» **Goal**:
Leave out the pictures, and retype only the lines from the beginning of the material through the line that contains "annotations = []", including both.

--- START ---

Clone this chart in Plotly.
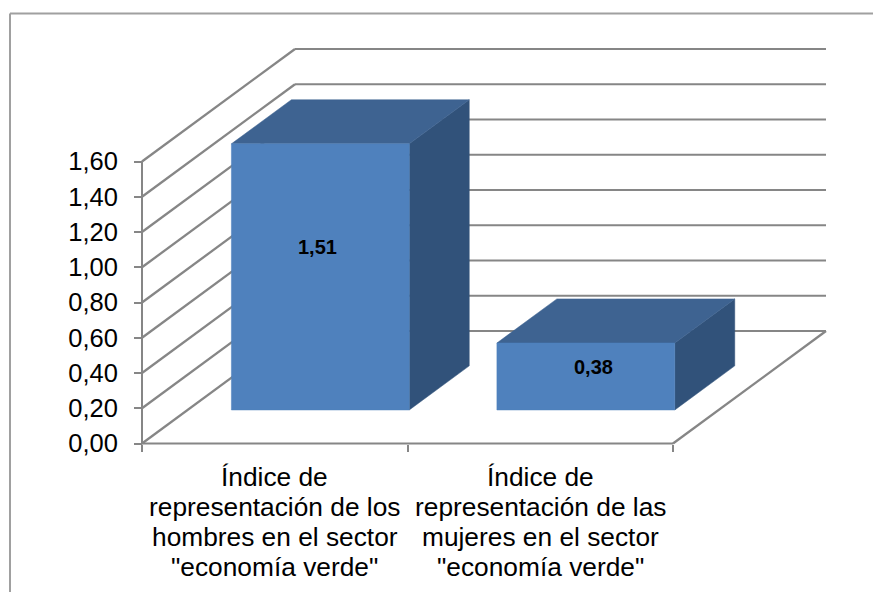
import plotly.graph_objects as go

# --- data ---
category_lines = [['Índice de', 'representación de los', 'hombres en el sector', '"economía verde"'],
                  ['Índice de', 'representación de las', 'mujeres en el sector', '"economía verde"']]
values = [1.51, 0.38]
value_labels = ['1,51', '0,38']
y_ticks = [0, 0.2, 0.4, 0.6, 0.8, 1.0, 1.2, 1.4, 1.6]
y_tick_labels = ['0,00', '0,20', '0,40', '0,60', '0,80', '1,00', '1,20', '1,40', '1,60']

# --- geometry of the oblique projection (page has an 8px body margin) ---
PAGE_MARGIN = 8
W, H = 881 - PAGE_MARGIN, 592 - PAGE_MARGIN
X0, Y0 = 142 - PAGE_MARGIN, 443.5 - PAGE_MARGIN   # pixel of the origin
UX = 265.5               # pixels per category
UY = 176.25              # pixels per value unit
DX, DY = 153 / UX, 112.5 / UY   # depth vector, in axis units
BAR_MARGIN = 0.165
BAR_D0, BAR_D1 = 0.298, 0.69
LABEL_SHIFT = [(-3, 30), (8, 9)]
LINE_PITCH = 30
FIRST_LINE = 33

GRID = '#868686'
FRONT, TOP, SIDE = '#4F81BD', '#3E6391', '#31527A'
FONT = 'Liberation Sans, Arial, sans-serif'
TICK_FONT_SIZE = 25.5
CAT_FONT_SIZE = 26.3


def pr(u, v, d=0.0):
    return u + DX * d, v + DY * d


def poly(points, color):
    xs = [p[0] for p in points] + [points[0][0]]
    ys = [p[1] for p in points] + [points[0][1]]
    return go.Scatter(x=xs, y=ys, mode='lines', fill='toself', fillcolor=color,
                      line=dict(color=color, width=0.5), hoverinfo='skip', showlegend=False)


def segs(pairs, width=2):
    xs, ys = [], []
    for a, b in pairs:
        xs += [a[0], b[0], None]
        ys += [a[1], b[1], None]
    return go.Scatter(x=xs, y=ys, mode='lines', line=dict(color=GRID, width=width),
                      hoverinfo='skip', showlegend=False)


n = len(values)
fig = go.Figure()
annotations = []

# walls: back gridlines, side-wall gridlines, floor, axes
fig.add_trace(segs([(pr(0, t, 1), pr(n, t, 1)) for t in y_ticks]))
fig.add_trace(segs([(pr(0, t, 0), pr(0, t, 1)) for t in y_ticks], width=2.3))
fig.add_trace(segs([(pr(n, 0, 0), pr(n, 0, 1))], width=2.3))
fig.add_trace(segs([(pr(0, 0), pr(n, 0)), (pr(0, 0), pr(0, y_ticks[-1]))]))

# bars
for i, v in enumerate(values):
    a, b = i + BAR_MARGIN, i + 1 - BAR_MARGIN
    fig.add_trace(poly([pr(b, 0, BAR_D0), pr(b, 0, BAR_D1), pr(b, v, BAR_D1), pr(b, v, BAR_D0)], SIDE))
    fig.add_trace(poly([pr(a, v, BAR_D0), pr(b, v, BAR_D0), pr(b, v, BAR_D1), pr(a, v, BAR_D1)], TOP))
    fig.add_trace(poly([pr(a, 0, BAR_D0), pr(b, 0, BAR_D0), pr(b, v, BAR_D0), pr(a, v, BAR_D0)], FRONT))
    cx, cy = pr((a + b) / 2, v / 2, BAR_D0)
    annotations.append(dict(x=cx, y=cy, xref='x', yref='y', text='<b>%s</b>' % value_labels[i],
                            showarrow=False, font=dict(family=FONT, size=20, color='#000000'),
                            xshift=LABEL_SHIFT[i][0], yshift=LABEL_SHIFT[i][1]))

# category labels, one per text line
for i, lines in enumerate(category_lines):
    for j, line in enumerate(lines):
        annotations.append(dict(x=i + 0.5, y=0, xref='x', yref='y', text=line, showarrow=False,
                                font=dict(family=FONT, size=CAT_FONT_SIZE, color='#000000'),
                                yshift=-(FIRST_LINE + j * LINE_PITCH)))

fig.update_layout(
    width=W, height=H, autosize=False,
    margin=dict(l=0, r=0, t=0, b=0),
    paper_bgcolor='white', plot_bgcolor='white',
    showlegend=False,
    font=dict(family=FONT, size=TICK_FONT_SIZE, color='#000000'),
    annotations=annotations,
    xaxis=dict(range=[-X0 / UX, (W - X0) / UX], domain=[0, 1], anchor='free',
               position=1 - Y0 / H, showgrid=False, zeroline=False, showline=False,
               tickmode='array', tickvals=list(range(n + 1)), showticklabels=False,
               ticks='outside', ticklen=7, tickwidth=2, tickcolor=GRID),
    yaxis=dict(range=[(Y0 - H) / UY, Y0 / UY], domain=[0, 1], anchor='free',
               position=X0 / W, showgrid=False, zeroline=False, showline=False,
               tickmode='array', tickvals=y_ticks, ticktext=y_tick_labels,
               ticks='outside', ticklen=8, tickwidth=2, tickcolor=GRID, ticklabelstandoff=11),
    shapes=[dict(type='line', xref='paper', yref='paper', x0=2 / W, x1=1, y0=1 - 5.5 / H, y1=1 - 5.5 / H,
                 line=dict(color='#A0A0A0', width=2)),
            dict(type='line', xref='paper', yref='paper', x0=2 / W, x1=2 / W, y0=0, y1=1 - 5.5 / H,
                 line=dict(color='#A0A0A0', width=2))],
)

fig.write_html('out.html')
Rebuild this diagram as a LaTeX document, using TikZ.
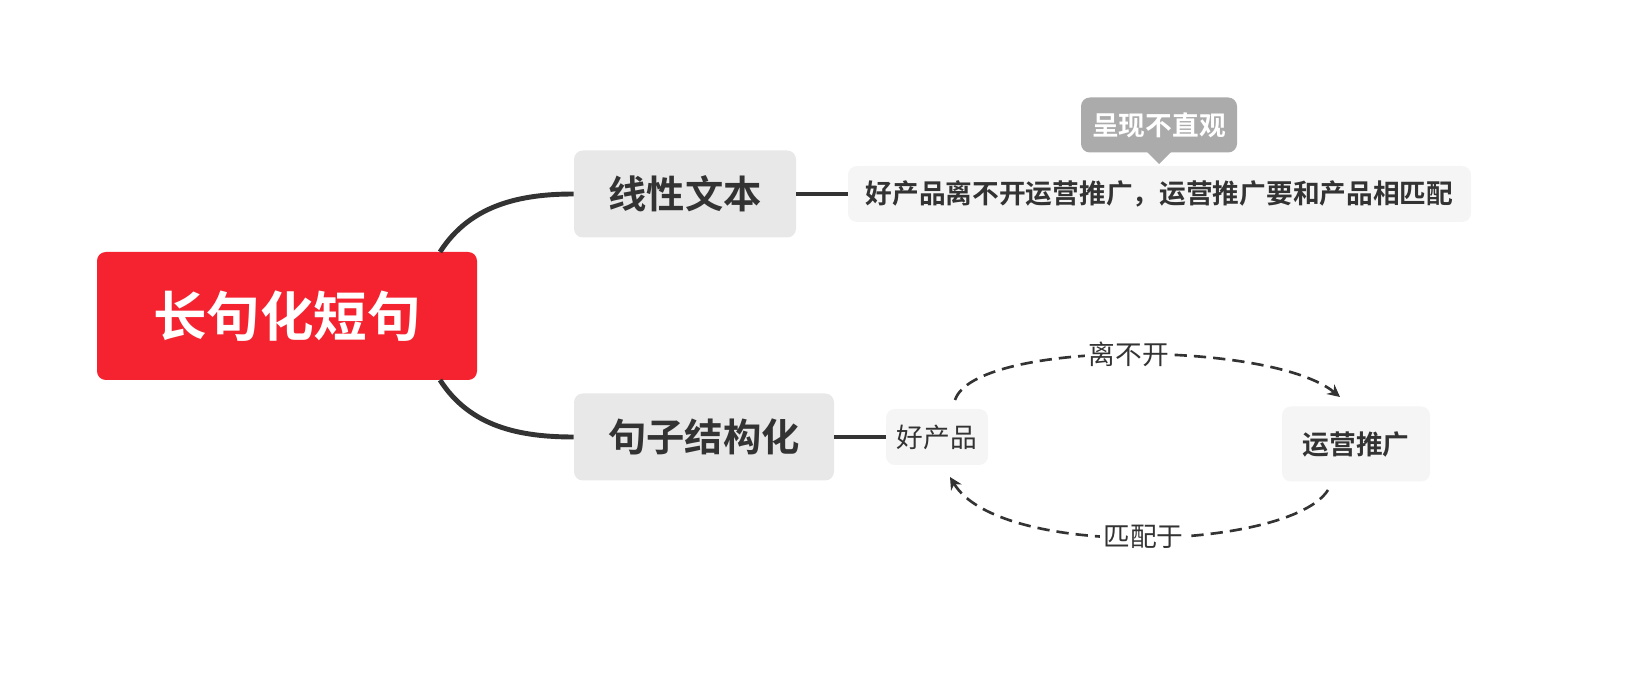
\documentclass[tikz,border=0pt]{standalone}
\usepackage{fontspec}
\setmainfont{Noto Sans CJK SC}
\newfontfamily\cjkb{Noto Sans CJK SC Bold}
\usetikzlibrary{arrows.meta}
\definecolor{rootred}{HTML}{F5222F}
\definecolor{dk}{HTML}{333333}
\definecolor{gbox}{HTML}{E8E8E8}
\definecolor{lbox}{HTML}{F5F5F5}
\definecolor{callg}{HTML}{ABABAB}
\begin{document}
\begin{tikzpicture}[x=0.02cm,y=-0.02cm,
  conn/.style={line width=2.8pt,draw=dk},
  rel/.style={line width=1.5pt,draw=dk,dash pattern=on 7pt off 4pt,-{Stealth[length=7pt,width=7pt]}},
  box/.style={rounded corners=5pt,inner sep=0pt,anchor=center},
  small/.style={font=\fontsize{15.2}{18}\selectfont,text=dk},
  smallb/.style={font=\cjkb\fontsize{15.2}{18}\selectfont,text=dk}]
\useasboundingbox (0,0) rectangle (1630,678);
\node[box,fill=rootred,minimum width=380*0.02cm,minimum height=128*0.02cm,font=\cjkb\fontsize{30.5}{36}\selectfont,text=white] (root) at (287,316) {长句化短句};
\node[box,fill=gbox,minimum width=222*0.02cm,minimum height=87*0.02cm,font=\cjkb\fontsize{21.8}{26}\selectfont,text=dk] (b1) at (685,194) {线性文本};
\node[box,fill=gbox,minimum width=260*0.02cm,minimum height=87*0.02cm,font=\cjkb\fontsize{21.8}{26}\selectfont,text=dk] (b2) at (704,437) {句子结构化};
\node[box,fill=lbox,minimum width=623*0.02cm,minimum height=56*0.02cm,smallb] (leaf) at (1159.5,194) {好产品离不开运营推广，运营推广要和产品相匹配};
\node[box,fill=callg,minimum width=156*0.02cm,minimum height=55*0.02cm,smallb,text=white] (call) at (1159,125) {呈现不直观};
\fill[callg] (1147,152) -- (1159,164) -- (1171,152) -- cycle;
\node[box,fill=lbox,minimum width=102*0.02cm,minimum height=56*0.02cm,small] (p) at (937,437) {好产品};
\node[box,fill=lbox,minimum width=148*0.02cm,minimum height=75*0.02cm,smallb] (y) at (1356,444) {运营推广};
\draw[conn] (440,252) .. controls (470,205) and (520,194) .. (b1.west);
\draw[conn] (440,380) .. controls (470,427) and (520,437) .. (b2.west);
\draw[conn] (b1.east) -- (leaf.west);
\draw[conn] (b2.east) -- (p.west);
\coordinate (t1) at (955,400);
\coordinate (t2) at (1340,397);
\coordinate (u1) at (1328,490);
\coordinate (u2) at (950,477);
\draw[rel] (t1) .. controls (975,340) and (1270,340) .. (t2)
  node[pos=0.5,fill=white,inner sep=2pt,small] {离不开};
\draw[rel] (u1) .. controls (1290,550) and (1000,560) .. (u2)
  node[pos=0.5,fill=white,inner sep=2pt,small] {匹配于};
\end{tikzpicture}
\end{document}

--- END ---

» **Reply to the exercise**:
Clone this chart in Plotly.
import plotly.graph_objects as go

# --- data ---
category_lines = [['Índice de', 'representación de los', 'hombres en el sector', '"economía verde"'],
                  ['Índice de', 'representación de las', 'mujeres en el sector', '"economía verde"']]
values = [1.51, 0.38]
value_labels = ['1,51', '0,38']
y_ticks = [0, 0.2, 0.4, 0.6, 0.8, 1.0, 1.2, 1.4, 1.6]
y_tick_labels = ['0,00', '0,20', '0,40', '0,60', '0,80', '1,00', '1,20', '1,40', '1,60']

# --- geometry of the oblique projection (page has an 8px body margin) ---
PAGE_MARGIN = 8
W, H = 881 - PAGE_MARGIN, 592 - PAGE_MARGIN
X0, Y0 = 142 - PAGE_MARGIN, 443.5 - PAGE_MARGIN   # pixel of the origin
UX = 265.5               # pixels per category
UY = 176.25              # pixels per value unit
DX, DY = 153 / UX, 112.5 / UY   # depth vector, in axis units
BAR_MARGIN = 0.165
BAR_D0, BAR_D1 = 0.298, 0.69
LABEL_SHIFT = [(-3, 30), (8, 9)]
LINE_PITCH = 30
FIRST_LINE = 33

GRID = '#868686'
FRONT, TOP, SIDE = '#4F81BD', '#3E6391', '#31527A'
FONT = 'Liberation Sans, Arial, sans-serif'
TICK_FONT_SIZE = 25.5
CAT_FONT_SIZE = 26.3


def pr(u, v, d=0.0):
    return u + DX * d, v + DY * d


def poly(points, color):
    xs = [p[0] for p in points] + [points[0][0]]
    ys = [p[1] for p in points] + [points[0][1]]
    return go.Scatter(x=xs, y=ys, mode='lines', fill='toself', fillcolor=color,
                      line=dict(color=color, width=0.5), hoverinfo='skip', showlegend=False)


def segs(pairs, width=2):
    xs, ys = [], []
    for a, b in pairs:
        xs += [a[0], b[0], None]
        ys += [a[1], b[1], None]
    return go.Scatter(x=xs, y=ys, mode='lines', line=dict(color=GRID, width=width),
                      hoverinfo='skip', showlegend=False)


n = len(values)
fig = go.Figure()
annotations = []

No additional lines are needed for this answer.